Much like humans, each dog will have their own personality and quirks. So, it’s hard to generalize when it comes to Dalmatians. While some are considered friendly and great with kids, others are said to be aggressive and high-strung. Luckily, the over-arching trait for these dogs is their adaptability. When slowly introduced to children and other pets, or socialized well from a young age, these dogs are very accepting of other family members.

Thanks to their fierce loyalty to their special people, Dalmatians can sometimes be very protective of their owners. This means they may be suspicious of guests in the home or other dogs. Most Dalmatians will take cues from their owner on how to behave around new people, and socialization from a young age will also help with this.

What are the Origins of the Dalmatian Breed?

The earliest records of the Dalmatian breed come from Croatia in the year 1375. A Bishop mentioned the dog in his writing calling it Canis Dalmaticus.
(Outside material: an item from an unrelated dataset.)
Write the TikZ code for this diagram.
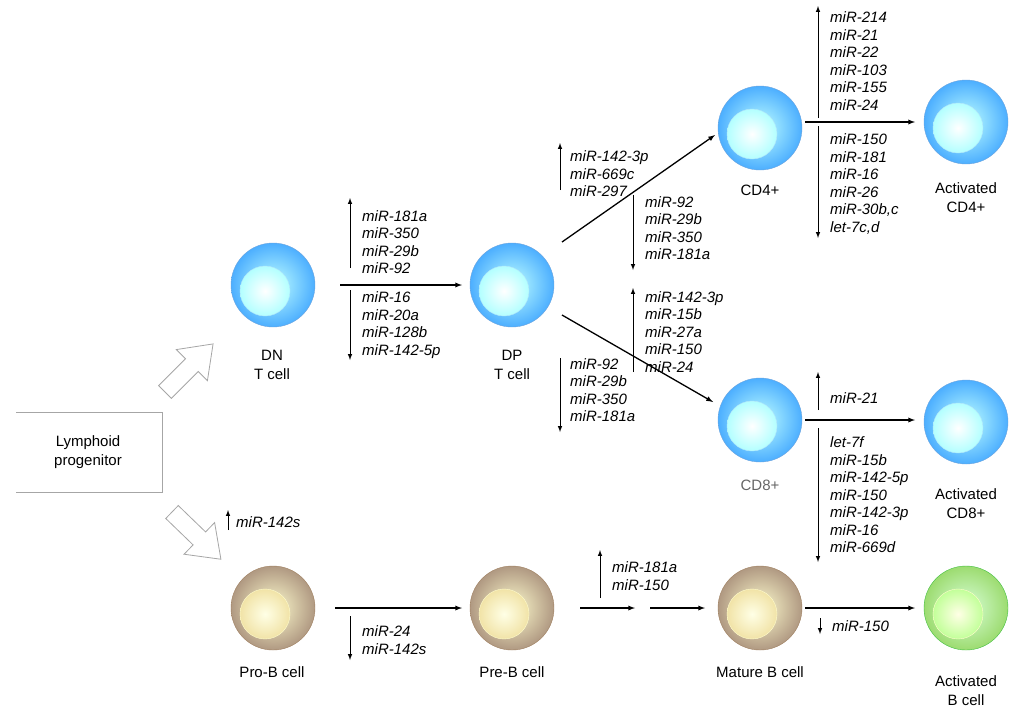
\documentclass[tikz,border=0pt]{standalone}
\usepackage{fontspec}
\setmainfont{Liberation Sans}
\begin{document}
\begin{tikzpicture}[x=1pt,y=-1pt,
  bcell/.style={circle, minimum size=84pt, inner sep=0pt, draw=cyan!60!blue!60, inner color=cyan!25, outer color=cyan!55!blue!70},
  bcore/.style={circle, minimum size=50pt, inner sep=0pt, draw=white!70!cyan, inner color=white, outer color=cyan!30},
  tcell/.style={circle, minimum size=84pt, inner sep=0pt, draw=brown!50!gray, inner color=brown!15!yellow!20!white, outer color=brown!45!gray!80},
  tcore/.style={circle, minimum size=50pt, inner sep=0pt, draw=white!80!yellow, inner color=yellow!10, outer color=yellow!45!brown!40},
  gcell/.style={circle, minimum size=84pt, inner sep=0pt, draw=green!50!gray, inner color=green!15, outer color=green!45!lime!60!gray!70},
  gcore/.style={circle, minimum size=50pt, inner sep=0pt, draw=white!80!yellow, inner color=yellow!10, outer color=yellow!40!green!40},
  lbl/.style={align=center, font=\fontsize{15}{19}\selectfont},
  mir/.style={align=left, anchor=west, font=\fontsize{15}{17.5}\selectfont\itshape, inner sep=0pt},
  steparrow/.style={-latex, line width=1.3pt},
  updown/.style={-latex, line width=1pt},
  block/.style={draw=gray!70, fill=white, line width=0.8pt}
]
\useasboundingbox (0,0) rectangle (1024,716);

% Progenitor box (open on the left)
\draw[gray!70, line width=0.8pt] (16,412) -- (162,412) -- (162,492) -- (16,492);
\node[lbl] (lp) at (88,452) {Lymphoid\\progenitor};

% Block arrows
\draw[block, shift={(165,392)}, rotate=45] (0,-9) -- (38,-9) -- (38,-22) -- (68,0) -- (38,22) -- (38,9) -- (0,9) -- cycle;
\draw[block, shift={(172,512)}, rotate=-44] (0,-9) -- (38,-9) -- (38,-22) -- (68,0) -- (38,22) -- (38,9) -- (0,9) -- cycle;

% Cells
\node[bcell] (dn) at (273,285) {};
\node[bcell] (dp) at (512,285) {};
\node[bcell] (cd4) at (760,128) {};
\node[bcell] (acd4) at (966,122) {};
\node[bcell] (cd8) at (760,420) {};
\node[bcell] (acd8) at (966,422) {};
\node[tcell] (prob) at (273,608) {};
\node[tcell] (preb) at (512,608) {};
\node[tcell] (matb) at (760,608) {};
\node[gcell] (actb) at (966,608) {};
\foreach \c/\s in {dn/bcore, dp/bcore, cd4/bcore, acd4/bcore, cd8/bcore, acd8/bcore, prob/tcore, preb/tcore, matb/tcore, actb/gcore}
  \node[\s] (\c-in) at ([shift={(-8,6)}]\c.center) {};

% Cell labels
\node[lbl] (dnl) at (272,365) {DN\\T cell};
\node[lbl] (dpl) at (512,365) {DP\\T cell};
\node[lbl] (cd4l) at (760,190) {CD4+};
\node[lbl] (acd4l) at (966,198) {Activated\\CD4+};
\node[lbl, text=gray!80!black] (cd8l) at (760,485) {CD8+};
\node[lbl] (acd8l) at (966,504) {Activated\\CD8+};
\node[lbl] (probl) at (272,672) {Pro-B cell};
\node[lbl] (prebl) at (512,672) {Pre-B cell};
\node[lbl] (matbl) at (760,672) {Mature B cell};
\node[lbl] (actbl) at (966,691) {Activated\\B cell};

% Differentiation steps
\coordinate (s1) at (340,285); \coordinate (e1) at (462,285);
\draw[steparrow] (s1) -- (e1);
\coordinate (s2) at (562,242); \coordinate (e2) at (715,135);
\draw[steparrow] (s2) -- (e2);
\coordinate (s3) at (562,315); \coordinate (e3) at (713,402);
\draw[steparrow] (s3) -- (e3);
\coordinate (s4) at (805,122); \coordinate (e4) at (915,122);
\draw[steparrow] (s4) -- (e4);
\coordinate (s5) at (805,420); \coordinate (e5) at (915,420);
\draw[steparrow] (s5) -- (e5);
\coordinate (s6) at (335,608); \coordinate (e6) at (462,608);
\draw[steparrow] (s6) -- (e6);
\coordinate (s7) at (580,608); \coordinate (e7) at (635,608);
\draw[steparrow] (s7) -- (e7);
\coordinate (s8) at (650,608); \coordinate (e8) at (705,608);
\draw[steparrow] (s8) -- (e8);
\coordinate (s9) at (805,608); \coordinate (e9) at (915,608);
\draw[steparrow] (s9) -- (e9);

% miRNA up / down
\draw[updown] (350,268) coordinate (u1) -- (350,198) coordinate (u1e);
\node[mir] (m1) at (362,242) {miR-181a\\miR-350\\miR-29b\\miR-92};
\draw[updown] (350,290) coordinate (d1) -- (350,360) coordinate (d1e);
\node[mir] (m2) at (362,325) {miR-16\\miR-20a\\miR-128b\\miR-142-5p};

\draw[updown] (560,190) coordinate (u2) -- (560,143) coordinate (u2e);
\node[mir] (m3) at (570,174) {miR-142-3p\\miR-669c\\miR-297};
\draw[updown] (633,195) coordinate (d2) -- (633,270) coordinate (d2e);
\node[mir] (m4) at (645,228) {miR-92\\miR-29b\\miR-350\\miR-181a};

\draw[updown] (633,372) coordinate (u3) -- (633,288) coordinate (u3e);
\node[mir] (m5) at (645,332) {miR-142-3p\\miR-15b\\miR-27a\\miR-150\\miR-24};
\draw[updown] (560,358) coordinate (d3) -- (560,432) coordinate (d3e);
\node[mir] (m6) at (570,390) {miR-92\\miR-29b\\miR-350\\miR-181a};

\draw[updown] (818,118) coordinate (u4) -- (818,6) coordinate (u4e);
\node[mir] (m7) at (830,61) {miR-214\\miR-21\\miR-22\\miR-103\\miR-155\\miR-24};
\draw[updown] (818,126) coordinate (d4) -- (818,238) coordinate (d4e);
\node[mir] (m8) at (830,184) {miR-150\\miR-181\\miR-16\\miR-26\\miR-30b,c\\let-7c,d};

\draw[updown] (818,410) coordinate (u5) -- (818,372) coordinate (u5e);
\node[mir] (m9) at (830,398) {miR-21};
\draw[updown] (818,428) coordinate (d5) -- (818,562) coordinate (d5e);
\node[mir] (m10) at (830,495) {let-7f\\miR-15b\\miR-142-5p\\miR-150\\miR-142-3p\\miR-16\\miR-669d};

\draw[updown] (228,530) coordinate (u6) -- (228,510) coordinate (u6e);
\node[mir] (m11) at (236,522) {miR-142s};

\draw[updown] (350,616) coordinate (d7) -- (350,660) coordinate (d7e);
\node[mir] (m12) at (362,640) {miR-24\\miR-142s};

\draw[updown] (600,598) coordinate (u8) -- (600,550) coordinate (u8e);
\node[mir] (m13) at (612,576) {miR-181a\\miR-150};

\draw[updown] (820,618) coordinate (d9) -- (820,634) coordinate (d9e);
\node[mir] (m14) at (832,626) {miR-150};
\end{tikzpicture}
\end{document}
The name comes from the region the dog originated from in Croatia, Dalmatia. Some dogs that are said to be part of the Dalmatian’s lineage are Pointers and the Spotted Great Dane.

For a long time, Dalmatians were seen as a status symbol in Croatia, and they could be seen trotting beside their owner's coach. This is where their nickname Spotted Coach Dog comes from. The pups were known to guard the stables at night, this may be where their famous love of horses comes from.
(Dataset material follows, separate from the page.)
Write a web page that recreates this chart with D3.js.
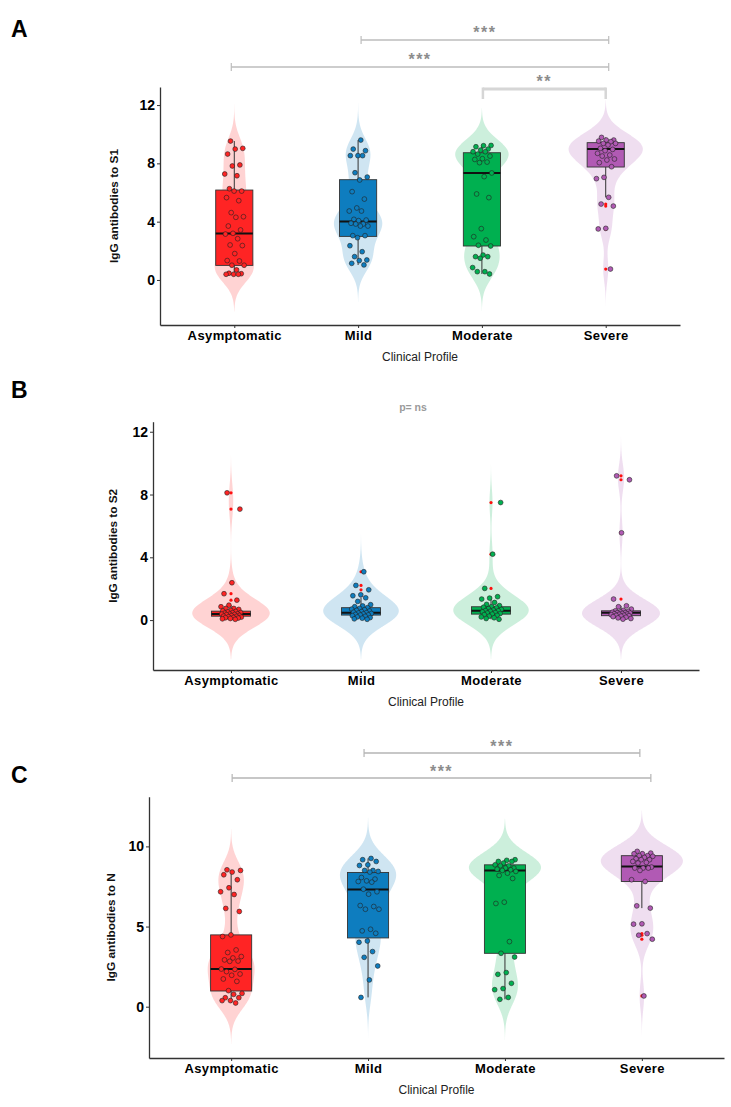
<!DOCTYPE html>
<html><head><meta charset="utf-8">
<script src="https://cdn.jsdelivr.net/npm/d3@7"></script>
<style>
body{margin:0;background:#fff}
svg{display:block}
text{font-family:"Liberation Sans",Arial,Helvetica,sans-serif}
</style>
</head><body>
<svg id="chart" width="731" height="1107"></svg>
<script>
// ---------------- DATA ----------------
const categories = ["Asymptomatic", "Mild", "Moderate", "Severe"];
const groupColors = ["#FF2424", "#0E7DBF", "#00B050", "#B15AB4"];

// Panel A: IgG antibodies to S1
const s1Asymptomatic = [9.53, 9.03, 8.98, 8.64, 7.89, 7.82, 7.27, 7.15, 6.26, 6.10, 6.10, 5.65, 5.44, 4.62, 4.34, 4.30, 3.70, 3.43, 3.20, 3.15, 2.83, 2.40, 2.36, 1.81, 1.33, 1.30, 1.01, 1.01, 0.69, 0.46, 0.43, 0.39, 0.39, 0.39];
const s1Mild = [9.60, 8.98, 8.87, 8.53, 8.53, 8.53, 7.36, 7.06, 6.86, 6.06, 5.55, 4.94, 4.73, 4.73, 4.16, 4.11, 4.07, 3.89, 3.84, 3.84, 3.70, 3.70, 3.04, 3.04, 2.90, 2.35, 1.94, 1.60, 1.37, 1.33, 1.14, 1.03];
const s1Moderate = [9.23, 9.21, 9.14, 8.98, 8.91, 8.80, 8.80, 8.64, 8.50, 8.32, 8.27, 8.09, 8.05, 7.34, 7.09, 5.90, 5.65, 3.52, 2.97, 2.74, 2.38, 2.33, 1.71, 1.60, 1.60, 1.49, 0.85, 0.57, 0.57, 0.41];
const s1Severe = [9.78, 9.60, 9.60, 9.53, 9.49, 9.37, 9.37, 9.26, 9.03, 8.96, 8.87, 8.69, 8.57, 8.50, 8.30, 8.23, 8.05, 7.77, 7.04, 6.95, 5.67, 5.21, 5.07, 3.54, 3.50, 0.75];
const s1Q1 = [1.00, 2.99, 2.33, 7.75];
const s1Median = [3.18, 4.02, 7.34, 8.98];
const s1Q3 = [6.17, 6.88, 8.73, 9.42];
const s1WhiskerLow = [0.39, 1.03, 0.41, 5.67];
const s1WhiskerHigh = [9.53, 9.60, 9.23, 9.78];

// Panel B: IgG antibodies to S2
const s2Asymptomatic = [8.11, 7.07, 2.38, 1.68, 1.27, 0.95, 0.85, 0.74, 0.74, 0.68, 0.62, 0.59, 0.55, 0.52, 0.48, 0.47, 0.44, 0.40, 0.38, 0.38, 0.36, 0.34, 0.30, 0.28, 0.25, 0.24, 0.21, 0.19, 0.17, 0.15, 0.13, 0.10, 0.08, 0.05];
const s2Mild = [3.08, 2.21, 1.93, 1.61, 1.55, 1.42, 1.19, 0.98, 0.90, 0.85, 0.79, 0.75, 0.70, 0.66, 0.62, 0.58, 0.54, 0.50, 0.47, 0.45, 0.42, 0.39, 0.36, 0.33, 0.32, 0.28, 0.24, 0.20, 0.16, 0.12, 0.08, 0.05];
const s2Moderate = [7.49, 4.20, 2.02, 1.49, 1.40, 1.34, 1.12, 1.00, 0.92, 0.85, 0.82, 0.78, 0.73, 0.68, 0.64, 0.60, 0.59, 0.56, 0.52, 0.48, 0.45, 0.42, 0.38, 0.35, 0.30, 0.25, 0.20, 0.15, 0.10, 0.05];
const s2Severe = [9.19, 8.94, 5.56, 1.34, 0.91, 0.85, 0.70, 0.62, 0.59, 0.56, 0.52, 0.50, 0.48, 0.47, 0.45, 0.42, 0.40, 0.38, 0.37, 0.34, 0.31, 0.30, 0.28, 0.25, 0.22, 0.18, 0.14, 0.10, 0.06];
const s2Q1 = [0.25, 0.32, 0.38, 0.28];
const s2Median = [0.38, 0.47, 0.59, 0.47];
const s2Q3 = [0.57, 0.79, 0.85, 0.59];
const s2WhiskerLow = [0.05, 0.05, 0.05, 0.06];
const s2WhiskerHigh = [0.95, 1.42, 1.49, 0.91];

// Panel C: IgG antibodies to N
const nAsymptomatic = [8.54, 8.50, 8.40, 8.23, 7.92, 7.42, 7.17, 7.00, 6.13, 5.94, 4.48, 4.38, 3.54, 3.38, 3.13, 3.04, 2.92, 2.85, 2.83, 2.35, 2.33, 2.19, 2.04, 1.96, 1.73, 1.58, 1.00, 0.83, 0.77, 0.56, 0.56, 0.38, 0.38, 0.23];
const nMild = [9.25, 9.17, 9.06, 8.85, 8.81, 8.50, 8.50, 8.44, 8.40, 8.06, 7.96, 7.85, 7.81, 7.77, 7.33, 7.17, 7.02, 6.31, 6.25, 6.08, 6.08, 4.83, 4.73, 4.58, 4.10, 4.02, 3.44, 3.08, 2.54, 1.67, 0.58];
const nModerate = [9.17, 9.13, 9.06, 9.06, 8.96, 8.85, 8.79, 8.79, 8.65, 8.65, 8.58, 8.54, 8.50, 8.44, 8.33, 8.19, 8.00, 6.52, 6.44, 4.06, 3.33, 3.10, 2.13, 2.02, 1.46, 1.13, 1.06, 0.58, 0.46];
const nSevere = [9.69, 9.58, 9.54, 9.54, 9.42, 9.42, 9.38, 9.31, 9.23, 9.17, 9.17, 9.06, 9.00, 8.96, 8.71, 8.65, 8.65, 8.65, 8.50, 7.92, 7.81, 6.29, 6.15, 5.17, 5.15, 4.56, 4.46, 4.21, 0.67];
const nQ1 = [0.98, 4.29, 3.33, 7.81];
const nMedian = [2.35, 7.31, 8.50, 8.75];
const nQ3 = [4.48, 8.375, 8.85, 9.42];
const nWhiskerLow = [0.23, 0.58, 0.46, 6.15];
const nWhiskerHigh = [8.54, 9.25, 9.17, 9.69];

const yTicksS1 = [0, 4, 8, 12];
const yTicksS2 = [0, 4, 8, 12];
const yTicksN = [0, 5, 10];

// significance annotations: [from category, to category, label]
const sigS1 = [["Mild", "Severe", "***"], ["Asymptomatic", "Severe", "***"], ["Moderate", "Severe", "**"]];
const sigN = [["Mild", "Severe", "***"], ["Asymptomatic", "Severe", "***"]];
const sigS2Text = "p= ns";

// ---------------- LAYOUT ----------------
const panels = [
  { letter: "A", letterY: 37, left: 160, right: 680, top: 87, bottom: 325, domain: [-3.09, 13.24],
    ticks: yTicksS1, ylab: "IgG antibodies to S1", ylabX: 118,
    groups: [s1Asymptomatic, s1Mild, s1Moderate, s1Severe],
    q1: s1Q1, med: s1Median, q3: s1Q3, lo: s1WhiskerLow, hi: s1WhiskerHigh,
    sig: sigS1,
    sigStyle: [{y: 40, ty: 32, cap: "both", w: 1.5, col: "#bdbdbd", dx0: 3, dx1: 3},
               {y: 67, ty: 59, cap: "both", w: 1.5, col: "#bdbdbd", dx0: -3, dx1: 3},
               {y: 89, ty: 81, cap: "down", w: 3, col: "#d6d6d6", dx0: 1, dx1: 0}] },
  { letter: "B", letterY: 398, left: 153, right: 699, top: 421.7, bottom: 670, domain: [-3.18, 12.64],
    ticks: yTicksS2, ylab: "IgG antibodies to S2", ylabX: 117,
    groups: [s2Asymptomatic, s2Mild, s2Moderate, s2Severe],
    q1: s2Q1, med: s2Median, q3: s2Q3, lo: s2WhiskerLow, hi: s2WhiskerHigh,
    sig: [], sigStyle: [], note: sigS2Text, noteX: 413, noteY: 411 },
  { letter: "C", letterY: 783, left: 149, right: 724, top: 796.7, bottom: 1058, domain: [-3.2, 13.1],
    ticks: yTicksN, ylab: "IgG antibodies to N", ylabX: 115,
    groups: [nAsymptomatic, nMild, nModerate, nSevere],
    q1: nQ1, med: nMedian, q3: nQ3, lo: nWhiskerLow, hi: nWhiskerHigh,
    sig: sigN,
    sigStyle: [{y: 753, ty: 746, cap: "both", w: 1.5, col: "#b5b5b5", dx0: -4, dx1: -2},
               {y: 778, ty: 771, cap: "both", w: 1.5, col: "#b5b5b5", dx0: 1, dx1: 9}] }
];

const svg = d3.select("#chart");
const BW = 0.85;            // KDE bandwidth
const VIOLIN_WIDTH = 0.6;   // fraction of step
const BOX_WIDTH = 0.3;
const JITTER = 0.08;

function kde(values, bw, n) {
  const lo = d3.min(values) - 3 * bw, hi = d3.max(values) + 3 * bw;
  const pts = [];
  for (let i = 0; i < n; i++) {
    const v = lo + (hi - lo) * i / (n - 1);
    let s = 0;
    for (const x of values) { const z = (v - x) / bw; s += Math.exp(-0.5 * z * z); }
    pts.push({ v, d: s / (values.length * bw * Math.sqrt(2 * Math.PI)) });
  }
  return pts;
}
function jit(i) { const f = (i * 0.6180339887 + 0.31) % 1; return f * 2 - 1; }

panels.forEach((p, pi) => {
  const g = svg.append("g");
  const x = d3.scalePoint().domain(categories).range([p.left, p.right]).padding(0.6);
  const step = x.step();
  const y = d3.scaleLinear().domain(p.domain).range([p.bottom, p.top]);

  const clipId = "clip" + pi;
  svg.append("clipPath").attr("id", clipId).append("rect")
    .attr("x", p.left).attr("y", p.top).attr("width", p.right - p.left).attr("height", p.bottom - p.top);

  // violins
  const dens = p.groups.map(vals => kde(vals, BW, 400));
  const maxD = d3.max(dens, d => d3.max(d, e => e.d));
  const wScale = d3.scaleLinear().domain([0, maxD]).range([0, VIOLIN_WIDTH * step / 2]);
  const vg = g.append("g").attr("clip-path", `url(#${clipId})`);
  dens.forEach((d, gi) => {
    const cx = x(categories[gi]);
    const area = d3.area().y(e => y(e.v)).x0(e => cx - wScale(e.d)).x1(e => cx + wScale(e.d)).curve(d3.curveBasis);
    vg.append("path").attr("d", area(d)).attr("fill", groupColors[gi]).attr("fill-opacity", 0.2);
  });

  // boxes
  const bw = BOX_WIDTH * step;
  categories.forEach((c, gi) => {
    const cx = x(c);
    g.append("line").attr("x1", cx).attr("x2", cx).attr("y1", y(p.hi[gi])).attr("y2", y(p.q3[gi]))
      .attr("stroke", "#333").attr("stroke-width", 1);
    g.append("line").attr("x1", cx).attr("x2", cx).attr("y1", y(p.q1[gi])).attr("y2", y(p.lo[gi]))
      .attr("stroke", "#333").attr("stroke-width", 1);
    g.append("rect").attr("x", cx - bw / 2).attr("width", bw)
      .attr("y", y(p.q3[gi])).attr("height", Math.max(0.5, y(p.q1[gi]) - y(p.q3[gi])))
      .attr("fill", groupColors[gi]).attr("stroke", "#333").attr("stroke-width", 0.9);
    g.append("line").attr("x1", cx - bw / 2).attr("x2", cx + bw / 2)
      .attr("y1", y(p.med[gi])).attr("y2", y(p.med[gi])).attr("stroke", "#111").attr("stroke-width", 2);
    // outliers
    p.groups[gi].filter(v => v > p.hi[gi] + 1e-9 || v < p.lo[gi] - 1e-9).forEach(v => {
      g.append("circle").attr("cx", cx).attr("cy", y(v)).attr("r", 1.6).attr("fill", "#FF1010");
    });
  });

  // jittered points
  p.groups.forEach((vals, gi) => {
    const cx = x(categories[gi]);
    vals.forEach((v, i) => {
      g.append("circle").attr("cx", cx + jit(i + gi * 7) * JITTER * step).attr("cy", y(v)).attr("r", 2.4)
        .attr("fill", groupColors[gi]).attr("stroke", "#222").attr("stroke-width", 0.6);
    });
  });

  // axes
  const ya = g.append("g").attr("transform", `translate(${p.left},0)`)
    .call(d3.axisLeft(y).tickValues(p.ticks).tickSize(3).tickSizeOuter(0).tickPadding(2));
  ya.select(".domain").attr("stroke", "#333").attr("stroke-width", 1.3);
  ya.selectAll(".tick line").attr("stroke", "#333");
  ya.selectAll(".tick text").attr("font-size", 14).attr("font-weight", "bold").attr("fill", "#000")
    .attr("font-family", "Liberation Sans, Arial, sans-serif");

  const xa = g.append("g").attr("transform", `translate(0,${p.bottom})`)
    .call(d3.axisBottom(x).tickSize(3).tickSizeOuter(0).tickPadding(3));
  xa.select(".domain").attr("stroke", "#333").attr("stroke-width", 1.3);
  xa.selectAll(".tick line").attr("stroke", "#333");
  xa.selectAll(".tick text").attr("font-size", 13).attr("font-weight", "bold").attr("fill", "#000")
    .attr("font-family", "Liberation Sans, Arial, sans-serif").attr("letter-spacing", 0.4);

  // titles
  g.append("text").attr("transform", `translate(${p.ylabX},${(p.top + p.bottom) / 2}) rotate(-90)`)
    .attr("text-anchor", "middle").attr("font-size", 11.8).attr("font-weight", "bold").attr("fill", "#111")
    .text(p.ylab);
  g.append("text").attr("x", (p.left + p.right) / 2).attr("y", p.bottom + 36)
    .attr("text-anchor", "middle").attr("font-size", 12).attr("fill", "#222").text("Clinical Profile");
  g.append("text").attr("x", 11).attr("y", p.letterY).attr("font-size", 23).attr("font-weight", "bold")
    .attr("fill", "#000").text(p.letter);

  // significance brackets
  p.sig.forEach((s, si) => {
    const st = p.sigStyle[si];
    const x0 = x(s[0]) + st.dx0, x1 = x(s[1]) + st.dx1;
    g.append("line").attr("x1", x0).attr("x2", x1).attr("y1", st.y).attr("y2", st.y)
      .attr("stroke", st.col).attr("stroke-width", st.w);
    [x0, x1].forEach(xx => {
      const ya0 = st.cap === "both" ? st.y - 4 : st.y - st.w / 2;
      const ya1 = st.cap === "both" ? st.y + 4 : st.y + 10;
      g.append("line").attr("x1", xx).attr("x2", xx).attr("y1", ya0).attr("y2", ya1)
        .attr("stroke", st.col).attr("stroke-width", st.cap === "both" ? 1.2 : 2.5);
    });
    g.append("text").attr("x", (x0 + x1) / 2).attr("y", st.ty + 6).attr("text-anchor", "middle")
      .attr("font-size", 16).attr("font-weight", "bold").attr("fill", "#8c8c8c").attr("letter-spacing", 1.5)
      .text(s[2]);
  });
  if (p.note) {
    g.append("text").attr("x", p.noteX).attr("y", p.noteY).attr("text-anchor", "middle")
      .attr("font-size", 10.5).attr("font-weight", "bold").attr("fill", "#9a9a9a").text(p.note);
  }
});
</script>
</body></html>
In the working world, the dogs were used as hunting dogs and dogs of war. This is likely thanks to their great endurance, stamina, and loyalty.

Today, the Dalmatian is a widely loved and famous dog in popular culture. Known sometimes as the Firehouse Dog, the breed is famous for its work with firemen. They have also been seen in many advertisements for the company Anheuser-Busch, usually trotting alongside a Clydesdale horse.

The most notable era for the Dalmatian was its movie debut. With the release of Disney’s 101 Dalmatians the popularity of the breed skyrocketed. The film made the Dalmatian a household name. Know more about the costs of a Dalmatian.

What are the Risks for the Dalmatian?

As with any dog breed, there will be illnesses related specifically to the type of dog. The Dalmatian is no exception. Most notably, Dalmatians will suffer from deafness. This is when the dog has trouble hearing or cannot hear at all. To help with this, scent training and signing commands can be used to help the dog live a normal, happy, and healthy life.

One way you can be sure that your new Dalmatian puppy isn’t deaf and doesn’t have hearing loss is to work with a responsible and reputable breeder. Often, parent dogs will be tested for genetic disease before the breeding process begins. This can help give you peace of mind about your new pup.